The First Hour……Why Fishing Guide Catch More Fish
The boat left the dock at Wrightsville Beach before the sun had any real intention of rising. The ICW was black and glassy, and the only sound was the low rumble of twin diesels pushing a 35-foot Contender through the dark like a secret being kept from the rest of the world. Most of the anglers were still half asleep in their seats, thermoses in hand, watching the marsh grass slide past in the gray pre-dawn light. They figured the fishing wouldn’t really start until they cleared the inlet and ran offshore to the ledge. Maybe 45 minutes out. Maybe more. They were wrong. The captain had already been working for two hours.
By the time the crew stumbled aboard at 5:30 AM, Capt. Danny Reeves had already checked the satellite sea surface temperature charts, cross-referenced the current rips from the night before, pulled tide data for both the Cape Fear and New River inlets, and spoken by phone with two other captains, one running out of Southport, one out of Morehead City, about where the blue water was pushing bait the previous afternoon.

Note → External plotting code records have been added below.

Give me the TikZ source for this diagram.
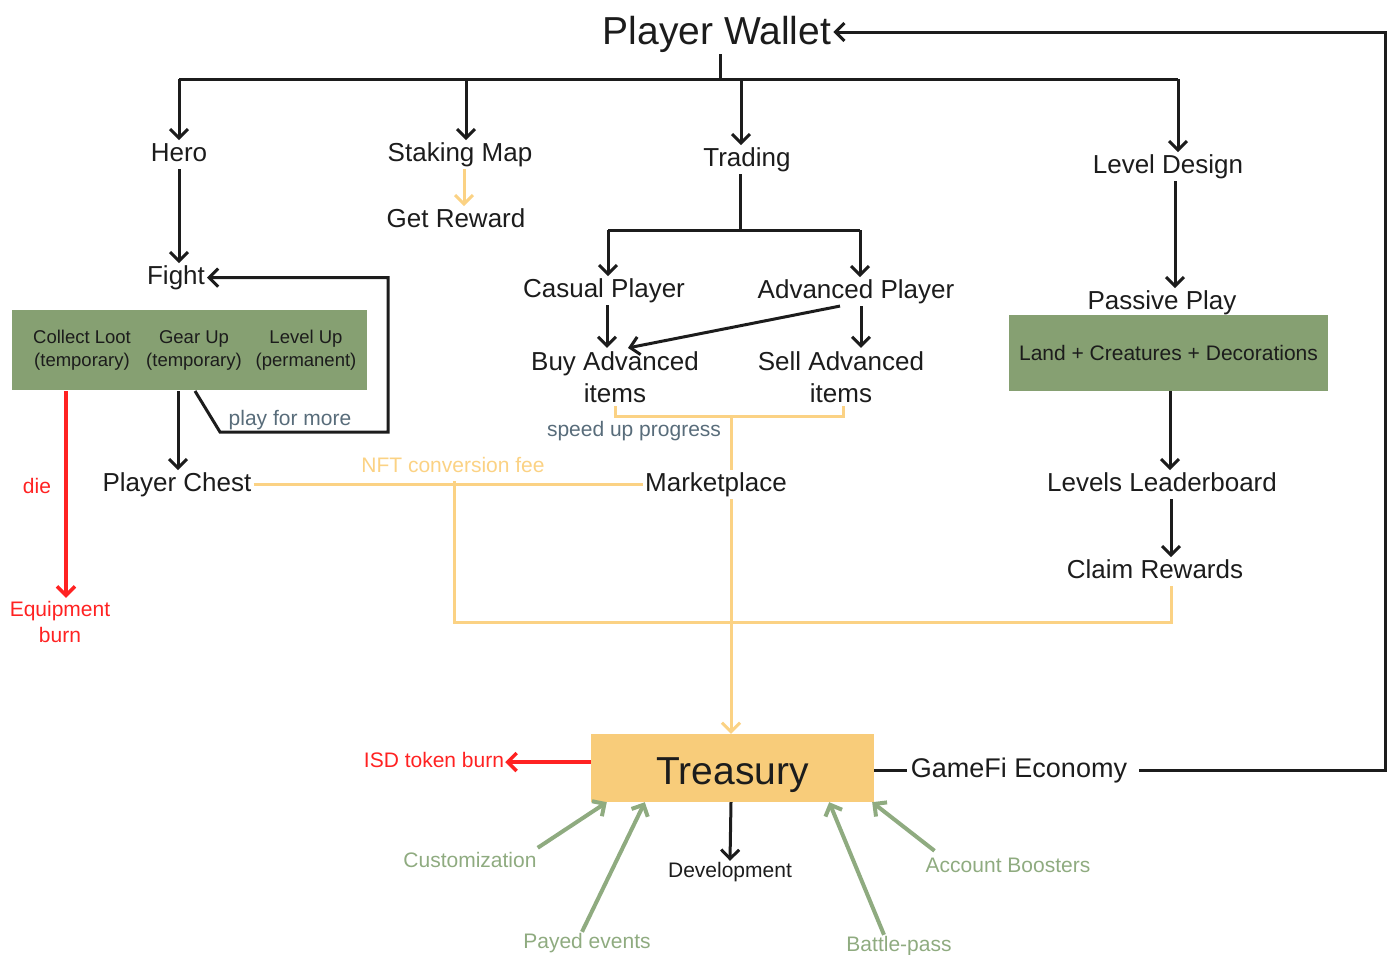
\documentclass[tikz,border=0pt]{standalone}
\usepackage{fontspec}
\setmainfont{Liberation Sans}
\usetikzlibrary{arrows.meta}
\definecolor{ink}{RGB}{28,28,28}
\definecolor{gold}{RGB}{251,210,132}
\definecolor{goldfill}{RGB}{248,204,122}
\definecolor{moss}{RGB}{134,160,114}
\definecolor{sage}{RGB}{143,171,128}
\definecolor{slate}{RGB}{88,108,122}
\definecolor{burn}{RGB}{255,34,34}
\newcommand*{\bigfs}{\fontsize{39}{44}\selectfont}
\newcommand*{\midfs}{\fontsize{26}{32}\selectfont}
\newcommand*{\smlfs}{\fontsize{21}{26}\selectfont}
\newcommand*{\boxfs}{\fontsize{18.5}{23}\selectfont}

\begin{document}
\begin{tikzpicture}[x=1pt, y=-1pt, font=\midfs, text=ink,
    wire/.style     = {draw=ink, line width=3pt},
    flow/.style     = {wire, -{Straight Barb[length=9pt, width=18pt]}},
    goldline/.style = {draw=gold, line width=3pt},
    goldflow/.style = {goldline, -{Straight Barb[length=9pt, width=18pt]}},
    sageflow/.style = {draw=sage, line width=4pt, -{Straight Barb[length=9pt, width=18pt]}},
    burnflow/.style = {draw=burn, line width=3.5pt, -{Straight Barb[length=9pt, width=18pt]}},
    headline/.style = {inner sep=2pt, font=\bigfs, text height=28pt, text depth=8pt, yshift=-4pt},
    tag/.style      = {inner sep=2pt, text height=19pt, text depth=5.5pt, yshift=-2.6pt},
    note/.style     = {inner sep=1pt, font=\smlfs, text height=15.5pt, text depth=4.5pt, yshift=-2pt},
    panel/.style    = {fill=moss, draw=none, inner sep=0pt}]
    \useasboundingbox (0,0) rectangle (1392,954);

    % wallet and the four branches
    \node [headline] (wallet) at (717,30) {Player Wallet};
    \node [tag] (hero)    at (179,152) {Hero};
    \node [tag] (staking) at (460,152) {Staking Map};
    \node [tag] (trading) at (747,157) {Trading};
    \node [tag] (level)   at (1168,164) {Level Design};
    \coordinate (spine)   at (720,79);
    \coordinate (toHero)  at (179,79);
    \coordinate (toStake) at (466,79);
    \coordinate (toTrade) at (741,79);
    \coordinate (toLevel) at (1178,79);
    \draw [wire] (wallet.south -| spine) -- (spine);
    \draw [wire] (toHero) -- (toLevel);
    \draw [flow] (toHero)  -- (toHero  |- hero.north);
    \draw [flow] (toStake) -- (toStake |- staking.north);
    \draw [flow] (toTrade) -- (toTrade |- trading.north);
    \draw [flow] (toLevel) -- (toLevel |- level.north);

    % hero side
    \node [tag] (fight) at (176,275) {Fight};
    \node [panel, minimum width=355pt, minimum height=80pt] (gearbox) at (189.5,350) {};
    \node [font=\boxfs, align=center] (collect) at (82,350)  {Collect Loot\\(temporary)};
    \node [font=\boxfs, align=center] (gearup)  at (194,350) {Gear Up\\(temporary)};
    \node [font=\boxfs, align=center] (levelup) at (306,350) {Level Up\\(permanent)};
    \node [tag] (chest) at (177,482) {Player Chest};
    \node [note, text=slate] (more) at (290,418) {play for more};
    \node [note, text=burn] (die) at (37,486) {die};
    \node [font=\smlfs, text=burn, align=center] (equip) at (60,622) {Equipment\\burn};
    \draw [flow] (hero.south) -- (hero.south |- fight.north);
    \coordinate (loopS) at (195,391);
    \coordinate (loopA) at (220,432);
    \coordinate (loopB) at (388,432);
    \draw [flow] (loopS) -- (loopA) -- (loopB) |- (fight.east);
    \coordinate (chestS) at (178,391);
    \draw [flow] (chestS) -- (chestS |- chest.north);
    \coordinate (dieS) at (66,391);
    \draw [burnflow] (dieS) -- (dieS |- equip.north);

    % staking
    \node [tag] (reward) at (456,218) {Get Reward};
    \draw [goldflow] ([xshift=4pt]staking.south) -- ([xshift=8pt]reward.north);

    % trading
    \node [tag] (casual) at (604,288) {Casual Player};
    \node [tag] (adv)    at (856,289) {Advanced Player};
    \node [align=center] (buy)  at (615,377) {Buy Advanced\\items};
    \node [align=center] (sell) at (841,377) {Sell Advanced\\items};
    \coordinate (tradeHub) at (740,230);
    \coordinate (toCasual) at (608,230);
    \coordinate (toAdv)    at (860,230);
    \draw [wire] (tradeHub |- trading.south) -- (tradeHub);
    \draw [wire] (toCasual) -- (toAdv);
    \draw [flow] (toCasual) -- (toCasual |- casual.north);
    \draw [flow] (toAdv) -- (toAdv |- adv.north);
    \draw [flow] ([xshift=3pt]casual.south) -- ([xshift=-8pt]buy.north);
    \draw [flow] ([xshift=-16pt]adv.south) -- ([xshift=13pt]buy.north);
    \draw [flow] ([xshift=5pt]adv.south) -- ([xshift=20pt]sell.north);

    % marketplace
    \node [tag] (market) at (716,482) {Marketplace};
    \node [note, text=slate] (speed) at (634,429) {speed up progress};
    \node [note, text=gold] (fee) at (453,465) {NFT conversion fee};
    \coordinate (buyFoot)    at (615,416);
    \coordinate (sellFoot)   at (843,416);
    \coordinate (bracketMid) at (731,416);
    \draw [goldline] (buy.south) -- (buyFoot) -- (sellFoot) -- (sellFoot |- sell.south);
    \draw [goldline] (bracketMid) -- (bracketMid |- market.north);
    \draw [goldline] (chest.east) -- (market.west);

    % level design
    \node [tag] (passive) at (1162,300) {Passive Play};
    \node [panel, minimum width=319pt, minimum height=76pt, font=\smlfs] (landbox) at (1168.5,353) {Land + Creatures + Decorations};
    \node [tag] (leader) at (1162,482) {Levels Leaderboard};
    \node [tag] (claim)  at (1155,569) {Claim Rewards};
    \draw [flow] ([xshift=7pt]level.south) -- ([xshift=13pt]passive.north);
    \draw [flow] ([xshift=1.5pt]landbox.south) -- ([xshift=8pt]leader.north);
    \draw [flow] ([xshift=9pt]leader.south) -- ([xshift=16pt]claim.north);

    % treasury
    \node [fill=goldfill, minimum width=283pt, minimum height=68pt, inner sep=0pt, font=\bigfs] (treasury) at (732.5,768) {\raisebox{-16pt}[0pt][0pt]{Treasury}};
    \node [tag, font=\fontsize{27}{32}\selectfont, inner xsep=4pt] (ecofi) at (1019,768) {GameFi Economy};
    \node [note, text=burn] (isd) at (434,760) {ISD token burn};
    \node [note] (dev) at (730,870) {Development};
    \node [note, text=sage] (custom) at (470,860) {Customization};
    \node [note, text=sage] (payed)  at (587,941) {Payed events};
    \node [note, text=sage] (battle) at (899,944) {Battle-pass};
    \node [note, text=sage] (boost)  at (1008,865) {Account Boosters};
    \coordinate (feeJoin)  at (454,481);
    \coordinate (feeLow)   at (454,622);
    \coordinate (claimLow) at (1171,622);
    \draw [goldline] (feeJoin) -- (feeLow) -- (claimLow) -- (claimLow |- claim.south);
    \draw [goldflow] (market.south -| bracketMid) -- (bracketMid |- treasury.north);
    \draw [burnflow] (treasury.west |- isd.east) -- (isd.east);
    \draw [wire] (treasury.east |- ecofi.west) -- (ecofi.west);
    \coordinate (rim) at (1385,768);
    \draw [flow, shorten <=8pt] (ecofi.east) -- (ecofi.east -| rim) |- ([yshift=2pt]wallet.east);
    \draw [flow] ([xshift=-1.5pt]treasury.south) -- (dev.north);
    \draw [sageflow] ([yshift=3pt]custom.north east) -- ([xshift=16pt]treasury.south west);
    \draw [sageflow] ([xshift=-5pt]payed.north) -- ([xshift=54pt]treasury.south west);
    \draw [sageflow] ([xshift=-15pt]battle.north) -- ([xshift=-45pt]treasury.south east);
    \draw [sageflow] ([xshift=10pt, yshift=5pt]boost.north west) -- ([xshift=-2pt]treasury.south east);
\end{tikzpicture}
\end{document}
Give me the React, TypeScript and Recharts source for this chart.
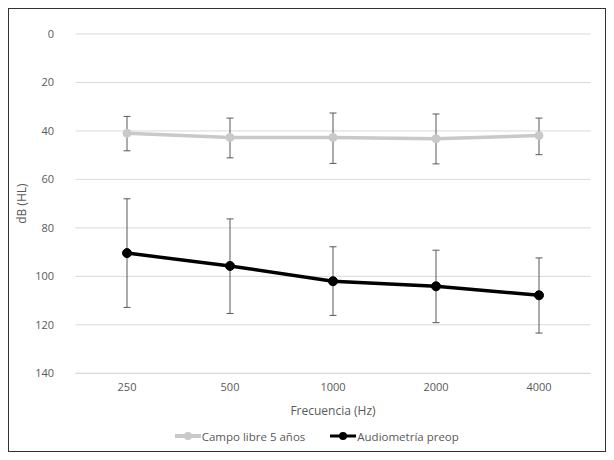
import React from 'react';
import { LineChart, Line, XAxis, YAxis, CartesianGrid, ErrorBar, Legend } from 'recharts';

const frequencies = ['250', '500', '1000', '2000', '4000'];

const campoLibre = [41, 42.7, 42.7, 43.2, 41.9];
const campoLow = [34, 34.7, 32.6, 33, 34.7];
const campoHigh = [48.2, 51.1, 53.4, 53.6, 49.8];

const audiometria = [90.4, 95.7, 102, 104.1, 107.8];
const audioLow = [68, 76.3, 87.8, 89.2, 92.4];
const audioHigh = [112.8, 115.3, 116.1, 119.1, 123.4];

const yTicks = [0, 20, 40, 60, 80, 100, 120, 140];

const data = frequencies.map((freq, i) => ({
  freq,
  campo: campoLibre[i],
  campoErr: [campoLibre[i] - campoLow[i], campoHigh[i] - campoLibre[i]],
  audio: audiometria[i],
  audioErr: [audiometria[i] - audioLow[i], audioHigh[i] - audiometria[i]],
}));

const FONT = '"Open Sans", sans-serif';
const TEXT = '#595959';
const GRAY = '#c9c9c9';

function LegendContent() {
  const items = [
    { label: 'Campo libre 5 años', color: GRAY, width: 4 },
    { label: 'Audiometría preop', color: '#000', width: 3 },
  ];
  return (
    <div style={{ height: 24, display: 'flex', justifyContent: 'center', alignItems: 'center', gap: 25, paddingLeft: 34 }}>
      {items.map((it) => (
        <div key={it.label} style={{ display: 'flex', alignItems: 'center' }}>
          <svg width={26} height={12}>
            <line x1={0} y1={6} x2={26} y2={6} stroke={it.color} strokeWidth={it.width} />
            <circle cx={13} cy={6} r={4} fill={it.color} />
          </svg>
          <span style={{ fontFamily: FONT, fontSize: 11.5, color: TEXT, marginLeft: 1 }}>{it.label}</span>
        </div>
      ))}
    </div>
  );
}

export default function App() {
  return (
    <div style={{ width: 596, height: 442, border: '1px solid #333', background: '#fff' }}>
      <LineChart width={596} height={442} data={data} margin={{ top: 25, right: 14.5, bottom: 3, left: 0 }}>
        <CartesianGrid vertical={false} stroke="#d9d9d9" />
        <XAxis
          dataKey="freq"
          padding={{ left: 51.5, right: 51.5 }}
          axisLine={{ stroke: '#d9d9d9' }}
          tickLine={false}
          tickSize={0}
          tickMargin={10}
          height={50.7}
          tick={{ fill: TEXT, fontSize: 11, fontFamily: FONT }}
          label={{ value: 'Frecuencia (Hz)', position: 'insideBottom', offset: 8.7, fill: TEXT, fontSize: 12, fontFamily: FONT }}
        />
        <YAxis
          reversed
          domain={[0, 140]}
          ticks={yTicks}
          width={66.5}
          axisLine={false}
          tickLine={false}
          tickSize={0}
          tickMargin={21.5}
          tick={{ fill: TEXT, fontSize: 11, fontFamily: FONT }}
          label={{ value: 'dB (HL)', angle: -90, position: 'insideLeft', offset: 13, fill: TEXT, fontSize: 12, fontFamily: FONT, style: { textAnchor: 'middle' } }}
        />
        <Legend verticalAlign="bottom" content={<LegendContent />} />
        <Line
          dataKey="campo"
          name="Campo libre 5 años"
          stroke={GRAY}
          strokeWidth={3.5}
          dot={{ r: 4, fill: GRAY, stroke: GRAY, strokeWidth: 1 }}
          isAnimationActive={false}
        >
          <ErrorBar dataKey="campoErr" width={3.5} stroke="#595959" strokeWidth={1} />
        </Line>
        <Line
          dataKey="audio"
          name="Audiometría preop"
          stroke="#000"
          strokeWidth={3.5}
          dot={{ r: 4.5, fill: '#000', stroke: '#000', strokeWidth: 1 }}
          isAnimationActive={false}
        >
          <ErrorBar dataKey="audioErr" width={3.5} stroke="#595959" strokeWidth={1} />
        </Line>
      </LineChart>
    </div>
  );
}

He had studied the wind models. He knew which direction the Gulf Stream had nudged overnight. He had a primary spot, a backup, and a contingency. He had rigged the spread before daylight, checked every swivel, every leader, every hook. The lures were in the water before most men his age had poured their first cup of coffee. That’s the part nobody sees.
Down in Georgia, out of Brunswick and St. Simons, the old captains talk about it the same way. The ones running the gray boats before the fancy electronics, the ones who read the water by color and smell and instinct developed over decades on the Atlantic. They’ll tell you the same thing without hesitation, the trip is won or lost before you leave the dock.
The anglers come aboard excited, credit cards still warm from the booking, coolers full of optimism. And a great captain loves that energy. He feeds off it. But he’s already three moves ahead, already committed to a plan built on experience, data, relationships, and an almost obsessive attention to detail that most paying customers will never fully appreciate. The rod goes tight. The reel screams. Someone in the back of the boat yells something unintelligible and beautiful, and the captain just smiles. Not because he got lucky, because he wasn’t surprised.
From the creeks of the Lowcountry to the blue water canyons off the Carolina coast, the best captains share one defining trait, they do the hard, invisible work while the world is still sleeping. The lines going in the water is almost the easy part. The money, as they say, was made in the dark.